If a provision is dropped from a bill before it passes through Congress, it spells the end of that proposed part of the law. When the revised version of a bill is signed, it becomes law, without said provision.
That is, until the executive bureaucrats get hold of it.
According to The New York Times (not Fox News, interestingly enough), a provision in new Medicare regulations that will take effect Jan. 1 incentivizes physicians to discuss "end of life" planning with patients during annual Medicare physicals.
It would appear the executive branch has used its bureaucratic tools to enforce one of the most controversial parts of Obamacare -- end-of-life planning -- that was clearly and purposefully removed from the bill during congressional debate. The regulations would pay physicians for discussing plans for terminal illness with elderly patients.
We've got a ton of questions about all this. But the threshold one is this: Is that really the government's business?
During the health-care debates, the nation's answer seemed to be an overwhelming "no," a rejection that resounded through poll after poll, protests and raucous and emotional town hall meetings, as rumors of Orwellian "death panels" began popping up.
Congress responded appropriately, deleting the provision from the bill.
So how is it that it's showing up again?
Unless it's opened back up for debate in Congress, no means no. Lawmaking is specifically the domain of Congress, according to the Constitution. While it is the job of the executive branch to implement the laws passed by Congress -- and federal agencies routinely write rules and regulations giving legs to those laws -- stretching the law by adding a new provision masquerading as a "regulation" goes far beyond its range of constitutional authority.
It is usurping the role of Congress and making laws by bureaucratic fiat.
In addition, it appears supporters are attempting to cover this up: When the end-of-life provision was added by the bureaucrats, supporters inside the government actually were asked not to publicize the accomplishment, for fear of public reaction.

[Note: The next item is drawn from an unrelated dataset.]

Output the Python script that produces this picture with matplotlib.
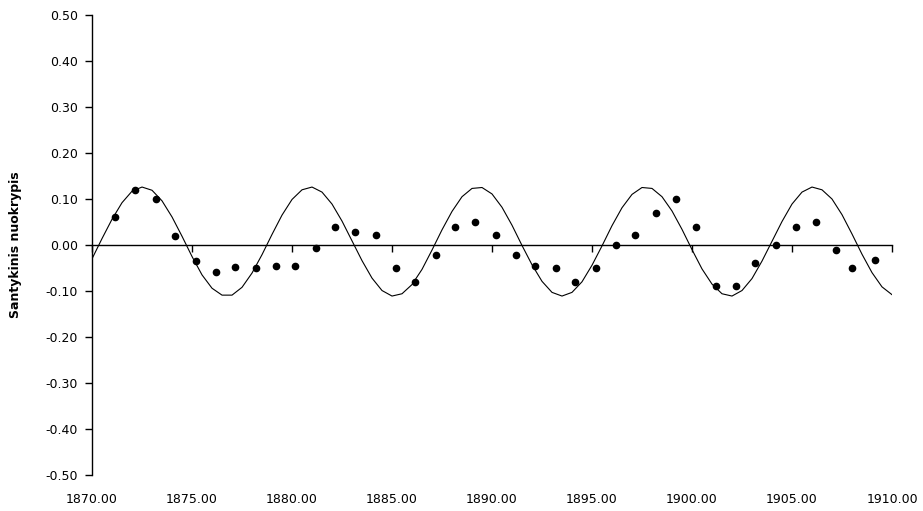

When questioned, the press office at the White House attributed the rogue provision to a bill signed during the Bush administration. However, that's disingenuous: The end-of-life counseling incentive for physicians is something entirely new.
It's as if they are trying to hide policy-making from the American people. Why -- if it's such a good thing to begin with?
The executive branch's attempt to circumvent Congress and play fast and loose with the public not only is entirely unconstitutional, but frightening -- suggesting that someone in the executive branch is desirous of creating a "shadow Congress" that can and will rewrite Congress' laws to suit their own ends.
The end-of-life provision roundly shouted down by the American people is just as troubling -- appearing for all the world to be a start to rationing, which the current head of Medicare is on record as having supported, and which would come at the expense of America's seniors.
Let's hope The New York Times' spotlight on this bit of skulduggery will kill this provision once and for all.
We'll have to watch this government more closely than perhaps any in our history.